After having typically appeared in the very hallowed pages of Baseball Think Factory, Dan Szymborski’s ZiPS projections have been released at FanGraphs the past couple years. The exercise continues this offseason. Below are the projections for the New York Mets. Szymborski can be found at ESPN and on Twitter at @DSzymborski.

Other Projections: Arizona / Atlanta / Baltimore / Boston / Chicago NL / Cincinnati / Cleveland / Kansas City / Minnesota / New York AL / Philadelphia / Pittsburgh / San Diego / Seattle / Texas / Toronto.

Batters
While not particularly relevant to the 2016 edition of the Mets, it’s difficult to examine the ZiPS projections below without also acknowledging the system’s relative optimism concerning free-agent outfielder Yoenis Cespedes (629 PA, 4.4 zWAR). The gap between Cespedes’s forecasted win total and Michael Conforto’s second-best mark is equivalent to the gap between Conforto’s mark and the average of the club’s 11th- and 12th-best hitter projections. In other words: for whatever Cespedes’s flaws, his strengths appear capable of compensating for them at the moment.

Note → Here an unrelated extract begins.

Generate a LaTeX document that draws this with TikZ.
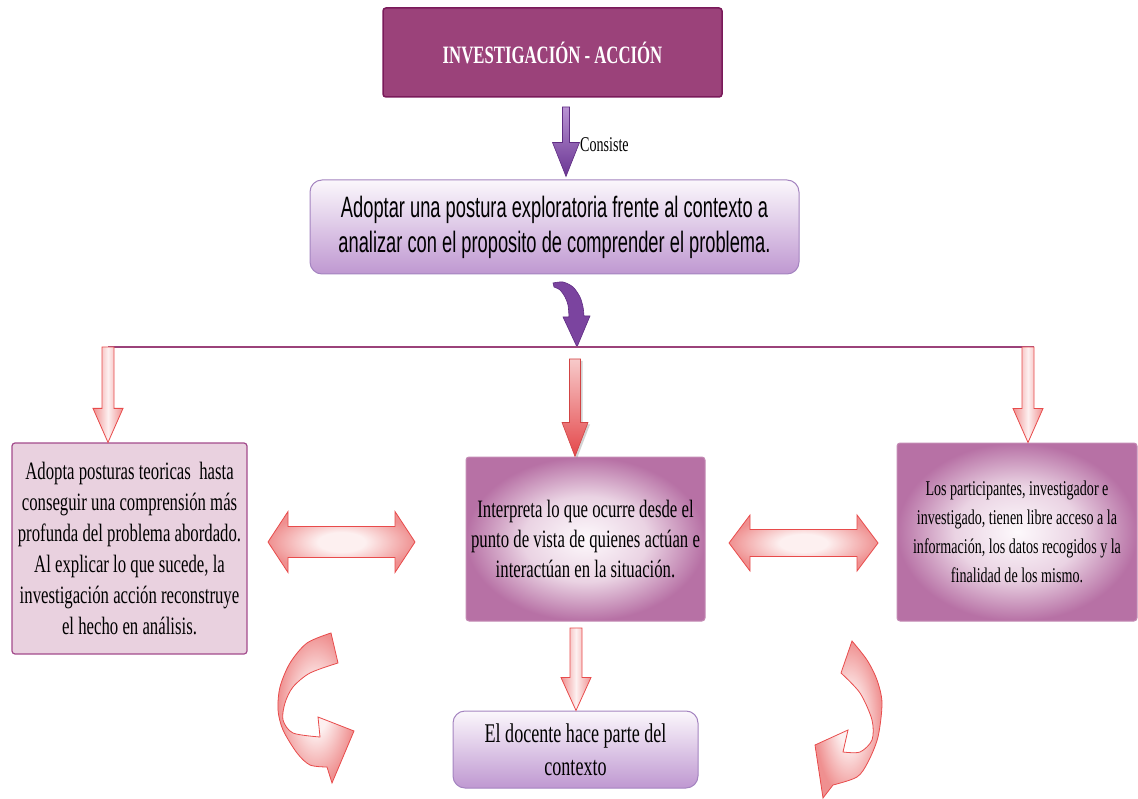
\documentclass[tikz,border=0pt]{standalone}
\usepackage{fontspec}
\usetikzlibrary{calc,positioning,shadows}
\newfontfamily\boxserif[FakeStretch=0.67]{Liberation Serif}
\newfontfamily\boxsans[FakeStretch=0.62]{Liberation Sans}
\definecolor{titlefill}{HTML}{9B427A}
\definecolor{titledraw}{HTML}{7A1A5A}
\definecolor{lilatop}{HTML}{FBF7FC}
\definecolor{lilabottom}{HTML}{BF98D1}
\definecolor{liladraw}{HTML}{A484C0}
\definecolor{pinkfill}{HTML}{E9D1DF}
\definecolor{pinkdraw}{HTML}{A34B8C}
\definecolor{glowinner}{HTML}{FDF9FC}
\definecolor{glowmid}{HTML}{EAD3E3}
\definecolor{glowouter}{HTML}{B771A5}
\definecolor{glowdraw}{HTML}{C48BB4}
\definecolor{reddraw}{HTML}{E84B4B}
\definecolor{redside}{HTML}{EF9090}
\definecolor{redmid}{HTML}{FDF0F0}
\definecolor{redtop}{HTML}{F7CACA}
\definecolor{redbottom}{HTML}{E4474A}
\definecolor{purpletop}{HTML}{B993D3}
\definecolor{purplebottom}{HTML}{6A3593}
\definecolor{purplefill}{HTML}{7B449F}
\definecolor{purpledraw}{HTML}{5F2C83}
\definecolor{ramacolor}{HTML}{9B427A}
\pgfdeclareradialshading{glow}{\pgfpoint{0bp}{0bp}}{color(0bp)=(glowinner); color(13bp)=(glowmid); color(25bp)=(glowouter); color(50bp)=(glowouter)}
\pgfdeclareradialshading{redglow}{\pgfpoint{0bp}{0bp}}{color(0bp)=(redmid); color(8bp)=(redmid); color(25bp)=(redside); color(50bp)=(redside)}
\newcommand{\blockdown}[6]{%
	\path[#1] let \p1=(#2), \p2=(#3) in
		(\x1-#4,\y1) -- (\x1+#4,\y1) -- (\x1+#4,\y2+#6) -- (\x1+#5,\y2+#6) -- (\x1,\y2)
		-- (\x1-#5,\y2+#6) -- (\x1-#4,\y2+#6) -- cycle;}
\newcommand{\blockboth}[6]{%
	\path[#1] let \p1=(#2), \p2=(#3) in
		(\x1,\y1) -- (\x1+#6,\y1+#5) -- (\x1+#6,\y1+#4) -- (\x2-#6,\y1+#4) -- (\x2-#6,\y1+#5)
		-- (\x2,\y1) -- (\x2-#6,\y1-#5) -- (\x2-#6,\y1-#4) -- (\x1+#6,\y1-#4) -- (\x1+#6,\y1-#5) -- cycle;}
\begin{document}
\begin{tikzpicture}
			[x=1pt,y=-1pt,
			titlebox/.style={rectangle,rounded corners=3pt,draw=titledraw,line width=1.5pt,fill=titlefill,text=white,font=\boxserif\bfseries\fontsize{25}{30}\selectfont,minimum width=339pt,minimum height=89pt},
			lilabox/.style={rectangle,rounded corners=12pt,draw=liladraw,line width=1pt,top color=lilatop,bottom color=lilabottom,align=center,inner sep=0pt},
			pinkbox/.style={rectangle,rounded corners=3pt,draw=pinkdraw,line width=1.2pt,fill=pinkfill,align=center,inner sep=0pt,font=\boxserif\fontsize{25}{31}\selectfont},
			glowbox/.style={rectangle,rounded corners=3pt,draw=glowdraw,line width=1pt,shading=glow,align=center,inner sep=0pt},
			rama/.style={draw=ramacolor,line width=1.5pt},
			purplearrow/.style={draw=purpledraw,line width=0.6pt,top color=purpletop,bottom color=purplebottom},
			purplecurve/.style={draw=purpledraw,line width=0.6pt,fill=purplefill},
			redarrow/.style={draw=reddraw,line width=0.8pt,left color=redside,right color=redside,middle color=redmid},
			redstrong/.style={draw=reddraw!90!black,line width=0.6pt,top color=redtop,bottom color=redbottom,drop shadow={shadow xshift=2pt,shadow yshift=-2pt,opacity=0.35}},
			redboth/.style={draw=reddraw,line width=0.8pt,shading=redglow},
			redcurve/.style={draw=reddraw,line width=0.8pt,shading=redglow},
			]
			\useasboundingbox (0,0) rectangle (1138,799);
			\node (accion) [titlebox] at (552.5,52.5) {INVESTIGACIÓN - ACCIÓN};
			\node (postura) [lilabox,minimum width=489pt,minimum height=94pt,font=\boxsans\fontsize{29.5}{35}\selectfont] at (554.5,227)
				{Adoptar una postura exploratoria frente al contexto a\\analizar con el proposito de comprender el problema.};
			\node (teoria) [pinkbox,minimum width=235pt,minimum height=211pt] at (129.5,548.5)
				{Adopta posturas teoricas \ hasta\\conseguir una comprensión más\\profunda del problema abordado.\\Al explicar lo que sucede, la\\investigación acción reconstruye\\el hecho en análisis.};
			\node (interpreta) [glowbox,minimum width=239pt,minimum height=164pt,font=\boxserif\fontsize{25}{30}\selectfont] at (585.5,539)
				{Interpreta lo que ocurre desde el\\punto de vista de quienes actúan e\\interactúan en la situación.};
			\node (acceso) [glowbox,minimum width=240pt,minimum height=178pt,font=\boxserif\fontsize{21}{29}\selectfont] at (1017,532)
				{Los participantes, investigador e\\investigado, tienen libre acceso a la\\información, los datos recogidos y la\\finalidad de los mismo.};
			\node (docente) [lilabox,minimum width=245pt,minimum height=77pt,font=\boxserif\fontsize{27}{33}\selectfont] at (575.5,749.5)
				{El docente hace parte del\\contexto};
			\coordinate (consiste) at (566,107);
			\blockdown{purplearrow}{consiste}{$(postura.north)+(0,-3)$}{3.5pt}{13.5pt}{34pt}
			\node (consistetxt) [anchor=west,inner sep=0pt,font=\boxserif\fontsize{21}{25}\selectfont] at (580,145) {Consiste};
			\path[purplecurve] plot[smooth] coordinates {(553,283) (563,282) (573,287) (580,297) (583,307) (584,316)}
				-- (590,316) -- (577,347) -- (563,317) -- (569,317)
				-- plot[smooth] coordinates {(569,317) (568,305) (565,297) (560,290) (554,287)} -- cycle;
			\coordinate (ramaizq) at (108,347);
			\coordinate (ramader) at (1034,347);
			\coordinate (ramafin) at (1028,347);
			\draw[rama] (ramaizq) -- (ramader);
			\blockdown{redarrow}{ramaizq}{teoria.north}{6pt}{15pt}{34pt}
			\blockdown{redarrow}{ramafin}{acceso.north}{6pt}{15pt}{34pt}
			\coordinate (centro) at (575,359);
			\blockdown{redstrong}{centro}{interpreta.north}{5.5pt}{13pt}{34pt}
			\coordinate (bajo) at (576,628);
			\blockdown{redarrow}{bajo}{docente.north}{6pt}{15pt}{33pt}
			\coordinate (izqA) at (268,542);
			\coordinate (izqB) at (415,542);
			\blockboth{redboth}{izqA}{izqB}{15.5pt}{30.5pt}{20pt}
			\coordinate (derA) at (729,543);
			\coordinate (derB) at (878,543);
			\blockboth{redboth}{derA}{derB}{13.5pt}{28pt}{21pt}
			\path[redcurve] plot[smooth] coordinates {(331,633) (307,643) (290,663) (280,687) (278,710) (283,730) (297,753) (310,765) (327,767)}
				-- (332,783) -- (354,731) -- (318,717) -- (320,737)
				-- plot[smooth] coordinates {(320,737) (293,733) (283,720) (285,703) (293,687) (310,673) (338,663)} -- cycle;
			\path[redcurve] plot[smooth] coordinates {(852,641) (867,660) (877,680) (882,703) (878,737) (868,762) (857,777) (833,785)}
				-- (823,798) -- (815,745) -- (848,730) -- (843,752)
				-- plot[smooth] coordinates {(843,752) (860,752) (872,740) (872,720) (860,693) (841,673)} -- cycle;
\end{tikzpicture}
\end{document}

Which isn’t to ignore another of the system’s perhaps surprsing outputs — namely, the projection for Conforto himself. Entering just his age-23 season, Conforto began the 2015 campaign as the left fielder for the High-A St. Lucie Mets. He’s expected to play that same position for the actual New York version of the team on opening day this year — and, it would seem, is a candidate to produce wins at a higher rate than any of his teammates.

In general, what the Mets feature is essentially the antithesis of a stars-and-scrubs configuration. The success of the club relies not on elite performances by one or two players, but rather the competence of the entire starting eight.